NRAMA: Backing up, when you say mainstream work, what are you referring to?
CT: Chris Duffy at
Nickelodeon Magazine pays my bills. He’s my main employer. I’ve been doing lots of comics for Nickelodeon, but I also do a lot of other work for other publishers. This last year, I think Dark Horse has been my principle employer, and I’ve done lots for them – just anthology pieces of all different varieties. I’ve done some work for Marvel – a Spider-Man thing with Brian Bendis, and I’ve done the Fantastic Four covers and all other kinds of stuff for magazines. I’m constantly doing illustrations.
NRAMA: So, given what you said earlier about your next project, what’s on the burners? Are you looking at starting up again, or do you need time to recharge before you figure out what direction you’ll go towards next?
CT: Yeah. My next project is pretty vague right now, because I have all these deadlines that I’ve pushed off since late last year to get everything ready for the book, so I know I’m going to be busy for two or three months now, non-stop catching up on these deadlines, so I’m almost in a panic mode on that.

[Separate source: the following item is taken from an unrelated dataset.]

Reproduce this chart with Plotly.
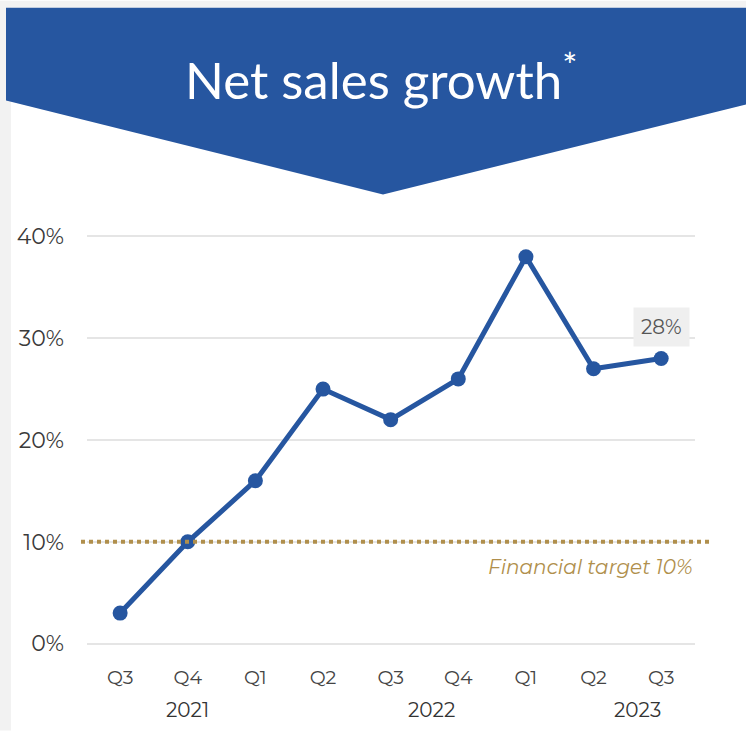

Then, after that, it’s really vague. I have a few things going on in the sketchbooks. I’m leaning more towards the fantastical project, I have to confess.
NRAMA: Why do you think that is?
CT: Well, too clarify, when I say “fantastical,” it definitely will be fantastical as filtered through my sensibilities. A big part of it is probably spending a little too much time internally, and wanting to get out of that space for a while. This could change at any moment, but it’s appealing to me to make up a crazy new world, and work in that looser structure rather than everyday life.
This may change, of course, because ultimately, I want all my comics to be relevant to where we are now rather than just escapism. That’s what I’ve been trying to work against in comics…but I think it would be fun. I have to have some fun for a while.